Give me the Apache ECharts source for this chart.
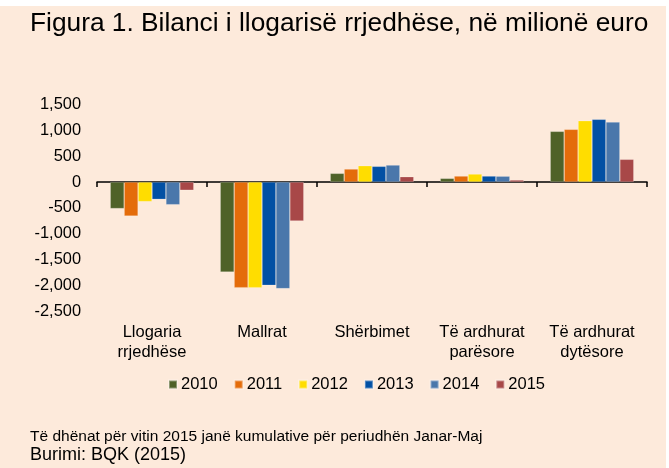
<!DOCTYPE html>
<html><head><meta charset="utf-8">
<script src="https://cdn.jsdelivr.net/npm/echarts@6/dist/echarts.min.js"></script>
<style>html,body{margin:0;padding:0;background:#fff;}#c{width:669px;height:468px;}</style>
</head><body><div id="c"></div>
<script>
var categories = ['Llogaria\nrrjedhëse', 'Mallrat', 'Shërbimet', 'Të ardhurat\nparësore', 'Të ardhurat\ndytësore'];
var years = ['2010', '2011', '2012', '2013', '2014', '2015'];
var v2010 = [-515, -1745, 168, 71, 982];
var v2011 = [-660, -2048, 252, 116, 1021];
var v2012 = [-380, -2048, 316, 155, 1188];
var v2013 = [-336, -2002, 304, 116, 1215];
var v2014 = [-440, -2067, 329, 113, 1163];
var v2015 = [-160, -756, 103, 39, 440];
var yTicks = { min: -2500, max: 1500, interval: 500 };
var colors = ['#4F6228', '#E46C0A', '#FFDD00', '#0250A4', '#4A77AB', '#A84848'];

var seriesData = [v2010, v2011, v2012, v2013, v2014, v2015];
var font = '"Liberation Sans", Arial, sans-serif';
var chart = echarts.init(document.getElementById('c'));
chart.setOption({
  backgroundColor: '#ffffff',
  animation: false,
  color: colors,
  graphic: [{ type: 'rect', z: -10, shape: { x: 0, y: 6, width: 666, height: 462 }, style: { fill: '#FDEADB' }, silent: true }],
  title: [
    { text: 'Figura 1. Bilanci i llogarisë rrjedhëse, në milionë euro', left: 25, top: 6,
      textStyle: { fontFamily: font, fontSize: 26.3, fontWeight: 'normal', color: '#000' } },
    { text: 'Të dhënat për vitin 2015 janë kumulative për periudhën Janar-Maj', left: 25, top: 424,
      textStyle: { fontFamily: font, fontSize: 15.5, fontWeight: 'normal', color: '#000' } },
    { text: 'Burimi: BQK (2015)', left: 25, top: 441,
      textStyle: { fontFamily: font, fontSize: 18, fontWeight: 'normal', color: '#000' } }
  ],
  legend: {
    left: 163, top: 371, itemWidth: 8, itemHeight: 8, itemGap: 16,
    icon: 'rect',
    textStyle: { fontFamily: font, fontSize: 16.5, color: '#000', padding: [0, 0, 0, -1] },
    data: years
  },
  grid: { left: 97, right: 22, top: 104.6, bottom: 157, containLabel: false },
  xAxis: [
    { type: 'category', data: categories, position: 'bottom',
      axisLine: { show: false, onZero: false }, axisTick: { show: false },
      axisLabel: { fontFamily: font, fontSize: 16.5, color: '#000', margin: 11, lineHeight: 20, interval: 0 } },
    { type: 'category', data: categories, position: 'bottom',
      axisLine: { show: true, onZero: true, lineStyle: { color: '#000', width: 1.5 } },
      axisTick: { show: true, length: 5, lineStyle: { color: '#000', width: 1.5 } },
      axisLabel: { show: false } }
  ],
  yAxis: {
    type: 'value', min: yTicks.min, max: yTicks.max, interval: yTicks.interval,
    axisLine: { show: false }, axisTick: { show: false }, splitLine: { show: false },
    axisLabel: { fontFamily: font, fontSize: 16.4, color: '#000', margin: 16,
      formatter: function (v) { return v.toLocaleString('en-US'); } }
  },
  series: seriesData.map(function (d, i) {
    return { name: years[i], type: 'bar', data: d, xAxisIndex: 0,
      barGap: '0%', barCategoryGap: '24%',
      itemStyle: { borderColor: 'rgba(255,255,255,0.35)', borderWidth: 0.6 } };
  })
});
</script></body></html>
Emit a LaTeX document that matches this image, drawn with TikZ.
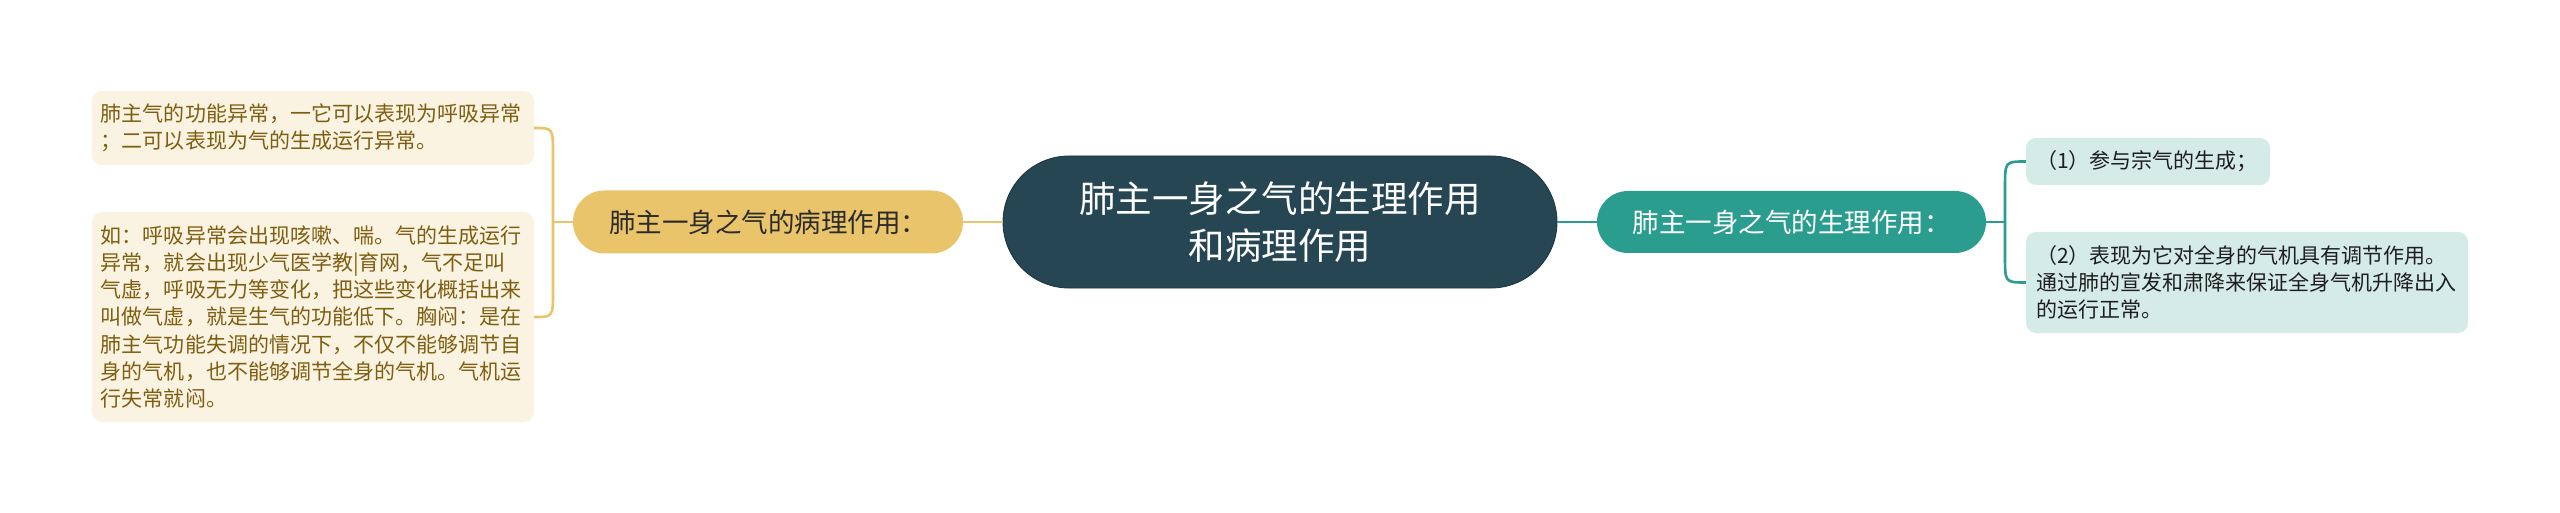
\documentclass[tikz,border=0pt]{standalone}
\usepackage{fontspec}
\setmainfont{Noto Sans CJK SC}
\usetikzlibrary{calc}
\definecolor{cdark}{HTML}{264653}
\definecolor{cdarkline}{HTML}{1B333D}
\definecolor{cteal}{HTML}{2A9D8F}
\definecolor{cyel}{HTML}{E9C46A}
\definecolor{leafLfill}{HTML}{FBF3E2}
\definecolor{leafLtext}{HTML}{7E5E10}
\definecolor{leafRfill}{HTML}{D5EBE8}
\definecolor{leafRtext}{HTML}{1E1E1E}
\definecolor{yeltext}{HTML}{2B2B2B}
\tikzset{
  leafbase/.style={rounded corners=10bp, inner ysep=0pt, align=left,
    font=\fontsize{21bp}{27bp}\selectfont},
  leafL/.style={leafbase, fill=leafLfill, text=leafLtext, inner xsep=9bp, text width=424bp, minimum height=#1},
  leafR/.style={leafbase, fill=leafRfill, text=leafRtext, inner xsep=10bp, minimum height=#1},
  pill/.style={inner sep=0pt, align=center},
  linkY/.style={draw=cyel, line width=2.6bp},
  linkT/.style={draw=cteal, line width=2.6bp},
}
\begin{document}
\begin{tikzpicture}[x=1bp,y=-1bp]
\path[fill=white,use as bounding box] (0,0) rectangle (2560,513);

% central
\node[pill, fill=cdark, draw=cdarkline, line width=0.8bp, rounded corners=66bp,
  minimum width=554bp, minimum height=132bp, text=white,
  font=\fontsize{36.5bp}{47bp}\selectfont] (root) at (1280,222)
  {肺主一身之气的生理作用\\和病理作用};

% left branch
\node[pill, fill=cyel, rounded corners=31.5bp, minimum width=390bp, minimum height=63bp,
  text=yeltext, font=\fontsize{26.5bp}{30bp}\selectfont] (yel) at (768,222)
  {肺主一身之气的病理作用：};

\node[leafL=74bp] (tl) at (313,128)
  {肺主气的功能异常，一它可以表现为呼吸异常\\；二可以表现为气的生成运行异常。};
\node[leafL=210bp] (bl) at (313,317)
  {如：呼吸异常会出现咳嗽、喘。气的生成运行\\异常，就会出现少气医学教|育网，气不足叫\\气虚，呼吸无力等变化，把这些变化概括出来\\叫做气虚，就是生气的功能低下。胸闷：是在\\肺主气功能失调的情况下，不仅不能够调节自\\身的气机，也不能够调节全身的气机。气机运\\行失常就闷。};

% right branch
\node[pill, fill=cteal, rounded corners=31bp, minimum width=389bp, minimum height=62bp,
  text=white, font=\fontsize{26.5bp}{30bp}\selectfont] (teal) at (1791.5,222)
  {肺主一身之气的生理作用：};

\node[leafR=47bp, text width=224bp] (tr) at (2148,161.5)
  {（1）参与宗气的生成；};
\node[leafR=101bp, text width=422bp] (br) at (2247,282.5)
  {（2）表现为它对全身的气机具有调节作用。\\通过肺的宣发和肃降来保证全身气机升降出入\\的运行正常。};

% connectors
\coordinate (lb) at (553,222);
\coordinate (rb) at (2005,222);
\draw[linkY] (yel.east) -- (root.west);
\draw[linkT] (root.east) -- (teal.west);
\draw[linkY] (yel.west) -- (lb);
\draw[linkY] (lb) -- ($(lb |- tl.east)+(0,26)$) .. controls (lb |- tl.east) .. (tl.east);
\draw[linkY] (lb) -- ($(lb |- bl.east)+(0,-26)$) .. controls (lb |- bl.east) .. (bl.east);
\draw[linkT] (teal.east) -- (rb);
\draw[linkT] (rb) -- ($(rb |- tr.west)+(0,26)$) .. controls (rb |- tr.west) .. (tr.west);
\draw[linkT] (rb) -- ($(rb |- br.west)+(0,-26)$) .. controls (rb |- br.west) .. (br.west);
\end{tikzpicture}
\end{document}
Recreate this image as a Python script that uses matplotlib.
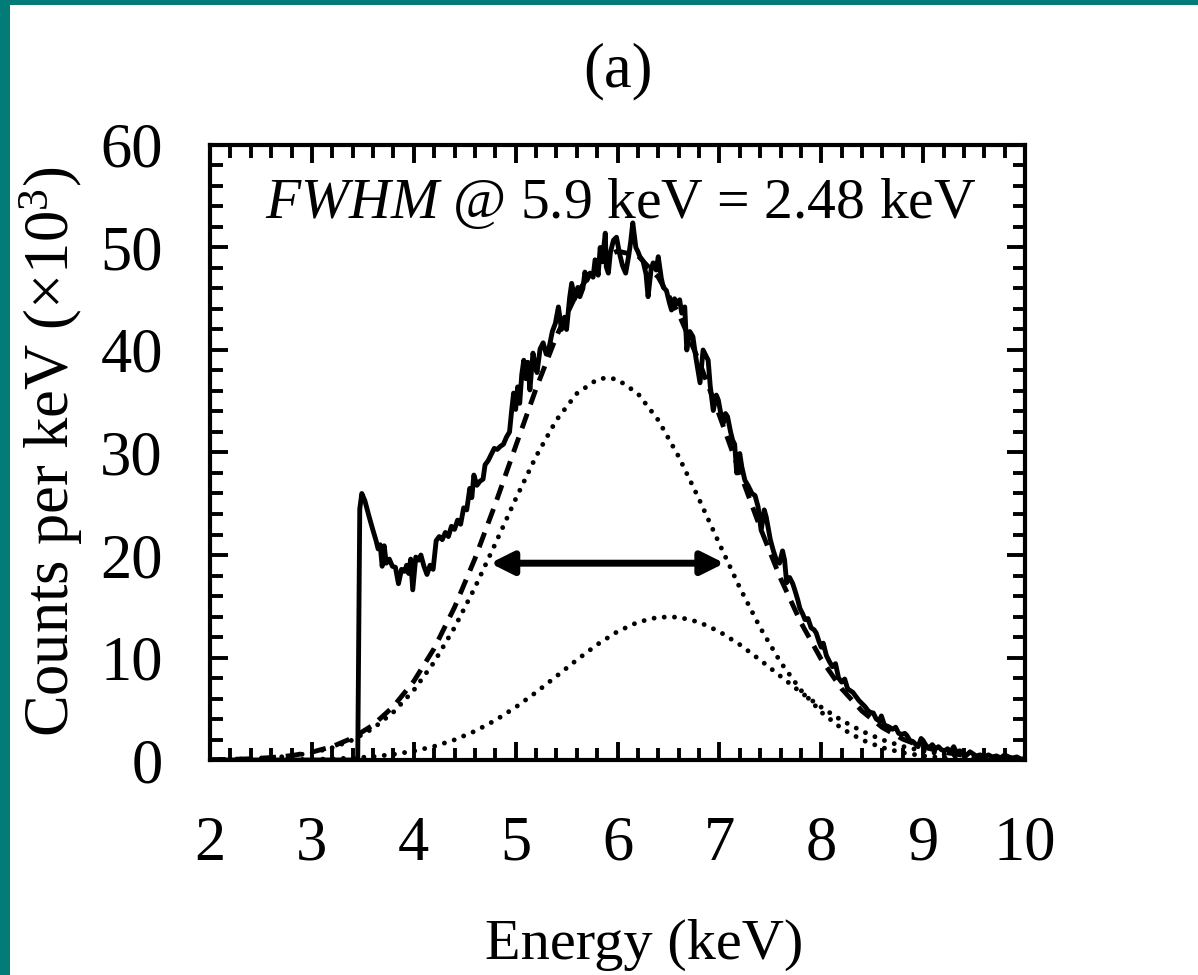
import matplotlib
matplotlib.use("Agg")
import matplotlib.pyplot as plt
from matplotlib.patches import Rectangle
from matplotlib.ticker import MultipleLocator

plt.rcParams['font.family'] = ['Liberation Serif', 'DejaVu Serif']
plt.rcParams['mathtext.fontset'] = 'custom'
plt.rcParams['mathtext.rm'] = 'Liberation Serif'
plt.rcParams['mathtext.it'] = 'Liberation Serif:italic'

# measured spectrum (counts per keV, x1000)
spec_e = [2.00, 3.45, 3.47, 3.49, 3.52, 3.56, 3.60, 3.63, 3.65, 3.67, 3.69, 3.71, 3.73, 3.76,
          3.79, 3.82, 3.85, 3.88, 3.91, 3.93, 3.95, 3.97, 3.99, 4.02, 4.05, 4.07, 4.10, 4.13,
          4.16, 4.19, 4.22, 4.25, 4.28, 4.31, 4.34, 4.37, 4.40, 4.43, 4.46, 4.49, 4.52, 4.55,
          4.57, 4.59, 4.62, 4.65, 4.68, 4.70, 4.73, 4.76, 4.79, 4.82, 4.85, 4.88, 4.91, 4.94,
          4.96, 4.98, 5.00, 5.02, 5.04, 5.06, 5.08, 5.10, 5.12, 5.14, 5.17, 5.19, 5.21, 5.24,
          5.27, 5.30, 5.33, 5.36, 5.39, 5.42, 5.45, 5.48, 5.50, 5.53, 5.55, 5.58, 5.61, 5.63,
          5.66, 5.68, 5.70, 5.73, 5.76, 5.78, 5.81, 5.83, 5.85, 5.88, 5.89, 5.91, 5.93, 5.96,
          5.99, 6.02, 6.05, 6.08, 6.11, 6.13, 6.15, 6.18, 6.20, 6.22, 6.25, 6.28, 6.30, 6.33,
          6.35, 6.38, 6.40, 6.43, 6.45, 6.48, 6.51, 6.53, 6.56, 6.58, 6.61, 6.63, 6.66, 6.68,
          6.71, 6.74, 6.77, 6.81, 6.84, 6.86, 6.89, 6.91, 6.94, 6.97, 6.99, 7.01, 7.04, 7.06,
          7.08, 7.11, 7.13, 7.15, 7.17, 7.20, 7.22, 7.25, 7.28, 7.32, 7.35, 7.38, 7.41, 7.44,
          7.46, 7.48, 7.50, 7.53, 7.56, 7.59, 7.62, 7.64, 7.66, 7.69, 7.72, 7.74, 7.77, 7.79,
          7.82, 7.84, 7.87, 7.90, 7.93, 7.95, 7.98, 8.00, 8.02, 8.05, 8.08, 8.11, 8.14, 8.17,
          8.20, 8.23, 8.26, 8.28, 8.31, 8.34, 8.37, 8.40, 8.43, 8.46, 8.49, 8.51, 8.54, 8.57,
          8.59, 8.62, 8.65, 8.67, 8.70, 8.73, 8.76, 8.79, 8.82, 8.84, 8.87, 8.90, 8.93, 8.95,
          8.98, 9.00, 9.03, 9.06, 9.09, 9.12, 9.15, 9.18, 9.21, 9.24, 9.27, 9.30, 9.33, 9.36,
          9.40, 9.43, 9.46, 9.49, 9.52, 9.56, 9.60, 9.64, 9.68, 9.72, 9.76, 9.80, 9.84, 9.88,
          9.92, 9.96, 10.00]
spec_c = [0.0, 0.0, 24.5, 26.0, 25.3, 23.8, 22.4, 21.4, 20.6, 21.0, 18.9, 20.9, 19.2, 19.6,
          18.9, 18.8, 17.2, 18.6, 18.4, 19.0, 18.2, 19.6, 16.6, 19.8, 19.5, 20.0, 18.9, 18.1,
          19.0, 18.6, 21.4, 21.8, 21.5, 22.2, 21.8, 22.8, 22.5, 23.4, 23.0, 24.6, 24.4, 26.5,
          25.6, 27.8, 26.8, 27.2, 27.4, 28.8, 29.2, 29.8, 30.4, 30.3, 30.6, 30.8, 31.5, 32.0,
          34.0, 35.8, 34.2, 36.4, 34.8, 37.6, 39.0, 37.2, 38.8, 36.1, 39.7, 38.6, 37.8, 40.1,
          40.7, 39.6, 40.3, 41.8, 42.6, 44.2, 42.0, 43.2, 42.0, 45.1, 46.5, 45.0, 46.1, 45.2,
          46.0, 47.6, 46.8, 47.5, 47.1, 48.8, 47.3, 50.0, 48.6, 51.4, 48.1, 47.5, 49.5, 50.7,
          51.0, 49.4, 48.2, 47.5, 49.2, 50.6, 52.4, 50.0, 49.6, 49.1, 48.7, 47.4, 45.2, 47.9,
          48.5, 47.8, 49.1, 47.0, 46.1, 45.8, 44.6, 43.9, 45.0, 44.5, 44.9, 43.6, 44.2, 40.0,
          41.8, 41.3, 39.2, 36.8, 40.0, 39.6, 39.0, 36.5, 34.1, 35.6, 35.1, 34.0, 32.9, 33.8,
          33.5, 32.0, 31.2, 30.8, 28.0, 29.9, 28.6, 27.3, 26.8, 26.0, 25.8, 24.7, 22.4, 24.4,
          23.7, 22.6, 21.5, 20.4, 19.5, 19.2, 20.4, 19.5, 17.3, 17.8, 17.2, 16.6, 15.6, 14.8,
          14.2, 13.7, 13.8, 12.9, 12.7, 12.4, 11.5, 11.0, 11.4, 10.2, 9.6, 9.1, 9.4, 8.0,
          7.6, 7.9, 6.9, 6.8, 6.6, 6.2, 5.8, 5.5, 5.2, 4.8, 4.6, 4.6, 4.0, 3.8,
          4.3, 3.4, 3.3, 3.2, 3.0, 3.2, 2.6, 2.5, 2.6, 2.4, 1.9, 1.8, 1.5, 1.3,
          2.1, 1.9, 1.4, 1.2, 1.5, 1.1, 1.3, 1.0, 0.9, 1.1, 0.8, 1.3, 0.7, 0.9,
          0.6, 0.5, 0.8, 0.6, 0.4, 0.5, 0.3, 0.5, 0.3, 0.4, 0.2, 0.5, 0.3, 0.2,
          0.3, 0.1, 0.1]

# fitted curves read at 0.2 keV steps
fit_e = [2.0, 2.2, 2.4, 2.6, 2.8, 3.0, 3.2, 3.4, 3.6, 3.8, 4.0, 4.2, 4.4, 4.6, 4.8, 5.0,
         5.2, 5.4, 5.6, 5.8, 5.9, 6.0, 6.2, 6.4, 6.6, 6.8, 7.0, 7.2, 7.4, 7.6, 7.8, 8.0,
         8.2, 8.4, 8.6, 8.8, 9.0, 9.2, 9.4, 9.6, 9.8, 10.0]
fit_ka = [0.03, 0.06, 0.12, 0.22, 0.40, 0.71, 1.20, 1.96, 3.08, 4.67, 6.81, 9.55, 12.92,
          16.82, 21.09, 25.46, 29.61, 33.16, 35.75, 37.12, 37.3, 37.12, 35.75, 33.16, 29.61,
          25.46, 21.09, 16.82, 12.92, 9.55, 6.81, 4.67, 3.08, 1.96, 1.20, 0.71, 0.40, 0.22,
          0.12, 0.06, 0.03, 0.01]
fit_kb = [0.00, 0.00, 0.01, 0.02, 0.03, 0.06, 0.11, 0.20, 0.33, 0.55, 0.87, 1.33, 1.97,
          2.81, 3.87, 5.15, 6.60, 8.17, 9.76, 11.26, 11.9, 12.53, 13.45, 13.94, 13.94, 13.45,
          12.53, 11.26, 9.76, 8.17, 6.60, 5.15, 3.87, 2.81, 1.97, 1.33, 0.87, 0.55, 0.33,
          0.20, 0.11, 0.06]
fit_sum = [0.03, 0.06, 0.12, 0.24, 0.43, 0.77, 1.31, 2.16, 3.41, 5.22, 7.68, 10.88, 14.89,
           19.63, 24.96, 30.61, 36.21, 41.33, 45.51, 48.38, 49.2, 49.65, 49.20, 47.10, 43.55,
           38.91, 33.62, 28.08, 22.68, 17.72, 13.41, 9.82, 6.95, 4.77, 3.17, 2.04, 1.27, 0.77,
           0.45, 0.25, 0.14, 0.07]

# FWHM marker
fwhm_lo = 4.75
fwhm_hi = 7.05
half_max = 19.2

fig = plt.figure(figsize=(11.98, 9.75), dpi=100)
ax = fig.add_axes([0.1753, 0.2205, 0.6803, 0.6308])

lw = 3.5
ax.plot(fit_e, fit_ka, color='k', lw=lw, linestyle=(0, (0.01, 2.1)), dash_capstyle='round')
ax.plot(fit_e, fit_kb, color='k', lw=lw, linestyle=(0, (0.01, 2.1)), dash_capstyle='round')
ax.plot(fit_e, fit_sum, color='k', lw=lw, linestyle=(0, (3.2, 2.0)))
ax.plot(spec_e, spec_c, color='k', lw=lw, solid_joinstyle='round')

ax.annotate('', xy=(fwhm_lo, half_max), xytext=(fwhm_hi, half_max),
            arrowprops=dict(arrowstyle='<|-|>', color='k', lw=5, mutation_scale=34,
                            shrinkA=0, shrinkB=0))

ax.text(0.068, 0.881, r'$\mathit{FWHM}$ @ 5.9 keV = 2.48 keV', transform=ax.transAxes,
        fontsize=41.5, ha='left', va='baseline')

ax.set_xlim(2, 10)
ax.set_ylim(0, 60)
ax.xaxis.set_major_locator(MultipleLocator(1))
ax.xaxis.set_minor_locator(MultipleLocator(0.2))
ax.yaxis.set_major_locator(MultipleLocator(10))
ax.yaxis.set_minor_locator(MultipleLocator(2))
ax.tick_params(which='both', direction='in', top=True, right=True, width=2.8, color='k')
ax.tick_params(which='major', length=13, labelsize=45)
ax.tick_params(axis='x', which='major', pad=40)
ax.tick_params(axis='y', which='major', pad=34)
ax.tick_params(which='minor', length=9)
for s in ax.spines.values():
    s.set_linewidth(3)

ax.set_title('(a)', fontsize=45, pad=42)
fig.text(0.538, 0.031, 'Energy (keV)', fontsize=42, ha='center', va='center')
fig.text(0.043, 0.537, r'Counts per keV ($\times$10$^{3}$)', fontsize=45, ha='center',
         va='center', rotation=90)

teal = '#037b76'
fig.add_artist(Rectangle((0, 1 - 5 / 975), 1, 5 / 975, transform=fig.transFigure,
                         color=teal, lw=0))
fig.add_artist(Rectangle((0, 0), 10 / 1198, 1, transform=fig.transFigure, color=teal, lw=0))

fig.savefig('out.png', dpi=100)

* Short problem: Each line in the material either holds the string "that" or does not. State how many do, and nothing else.

* Answer below: 2